Key findings of the study include:

  • Following two years of decline in FY2009 and FY2010, state and local business taxes increased for a third consecutive year in FY2013. From FY2012 to FY2013, overall state and local business taxes increased 4.3%, with state business taxes growing by 4.7% and local business taxes growing 3.7%.
  • After three straight years of growth rates below 1%, business property taxes increased 3.7% in FY2013, a gain of $8.5 billion. Property taxes remain by far the largest state and local tax paid by businesses, accounting for 36.1% of the total.
  • General sales taxes on business inputs and capital investment totaled $139.8 billion, or 20.8% of state and local business taxes. While state sales taxes increased 3.8%, general sales taxes paid by businesses remained flat at the local level.
  • In FY2013, state and local corporate income tax collections were $53.3 billion, or 7.9% of all state and local business taxes. FY2013 marked the third consecutive year of corporate income tax growth. While overall state and local corporate income tax collections grew in FY2013 by 8.4%, the corporate income tax has been the slowest of the major types of business taxes to return to pre-recession levels. In FY2013, state and local corporate income tax collections were still nearly 13% below the prior peak that occurred in 2007.
  • Individual income taxes on pass-through business income accounted for 5.5% of total state and local business taxes.
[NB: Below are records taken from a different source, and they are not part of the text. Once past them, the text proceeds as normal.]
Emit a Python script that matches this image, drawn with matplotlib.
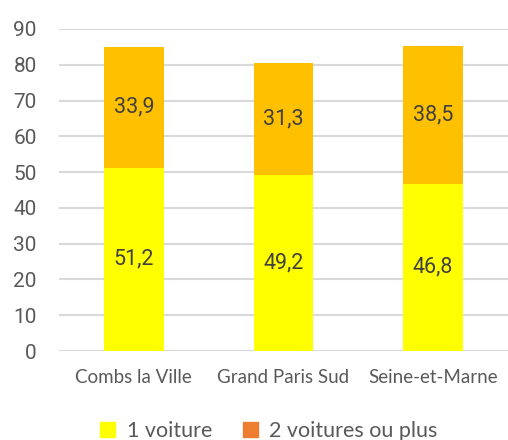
import matplotlib.pyplot as plt
import numpy as np

communes = ["Combs la Ville", "Grand Paris Sud", "Seine-et-Marne"]
une_voiture = [51.2, 49.2, 46.8]
deux_voitures = [33.9, 31.3, 38.5]
yticks = [0, 10, 20, 30, 40, 50, 60, 70, 80, 90]

jaune = "#FFFF00"
ambre = "#FFC000"
orange = "#ED7D31"
gris = "#595959"

fig = plt.figure(figsize=(5.08, 4.4), dpi=100)
ax = fig.add_axes([59 / 508, 89 / 440, 449 / 508, 322 / 440])

x = np.arange(len(communes))
ax.bar(x, une_voiture, width=0.4, color=jaune, zorder=2)
ax.bar(x, deux_voitures, width=0.4, bottom=une_voiture, color=ambre, zorder=2)

for i in range(len(communes)):
    ax.text(x[i], une_voiture[i] / 2, f"{une_voiture[i]:.1f}".replace(".", ","),
            ha="center", va="center", fontsize=15.5, color="#404040", family="Roboto")
    ax.text(x[i], une_voiture[i] + deux_voitures[i] / 2,
            f"{deux_voitures[i]:.1f}".replace(".", ","),
            ha="center", va="center", fontsize=15.5, color="#404040", family="Roboto")

ax.set_xlim(-0.5, 2.5)
ax.set_ylim(0, 90)
ax.set_yticks(yticks)
ax.set_yticklabels([str(t) for t in yticks], family="Roboto", fontsize=15, color=gris)
ax.set_xticks(x)
ax.set_xticklabels(communes, family="Lato", fontsize=13.5, color=gris)
ax.tick_params(axis="both", length=0)
ax.tick_params(axis="y", pad=16)
ax.tick_params(axis="x", pad=13)
ax.grid(axis="y", color="#D9D9D9", linewidth=1.5, zorder=0)
for s in ax.spines.values():
    s.set_visible(False)

# legend uses the Office default accent for the second series
h1 = plt.Rectangle((0, 0), 1, 1, color=jaune)
h2 = plt.Rectangle((0, 0), 1, 1, color=orange)
fig.legend([h1, h2], ["1 voiture", "2 voitures ou plus"], loc="center",
           bbox_to_anchor=(269 / 508, 1 - 431 / 440), ncol=2, frameon=False,
           prop={"family": "Lato", "size": 15.5}, handlelength=0.7, handleheight=0.7,
           handletextpad=0.55, columnspacing=1.4, labelcolor=gris,
           borderpad=0.2)

fig.savefig("out.png", dpi=100)
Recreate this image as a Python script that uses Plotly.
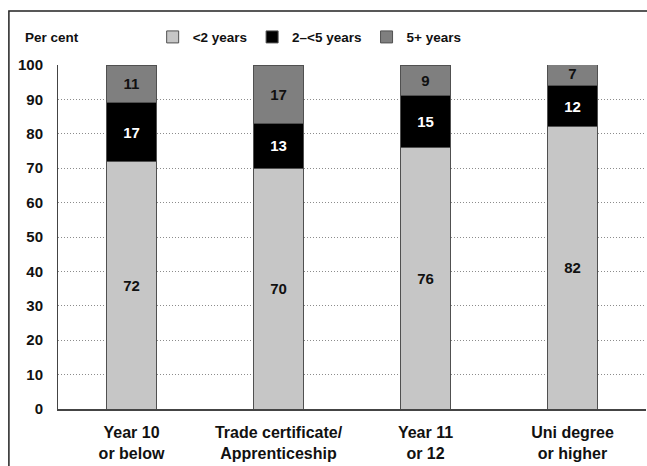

Individual income taxes on business income grew 13.2%, the highest rate of any tax in FY2013.
  • On average, business taxes are equal to 4.7% of private-sector gross state product (GSP), which measures the total value of a state’s annual private-sector production of goods and services. There is substantial variation, with ratios ranging from 3.3% in Oregon to 12.0% in Alaska.
  • Businesses continue to pay more in state and local taxes than they receive in benefits, on average. On average, businesses paid $3.26 for every dollar of government spending benefiting businesses, assuming that education spending does not benefit local businesses. An alternate assumption, that half of education spending benefits local businesses, still results in businesses paying 20% more in taxes than the cost of state and local government spending benefiting business.
  • Twelve states have still not returned to their prior highs for business tax collections reached near the start of the last recession. The corporate income tax has been the slowest to rebound, with 28 of the 47 states that levy some form of corporate income tax not yet returning to their prior peak level of collections.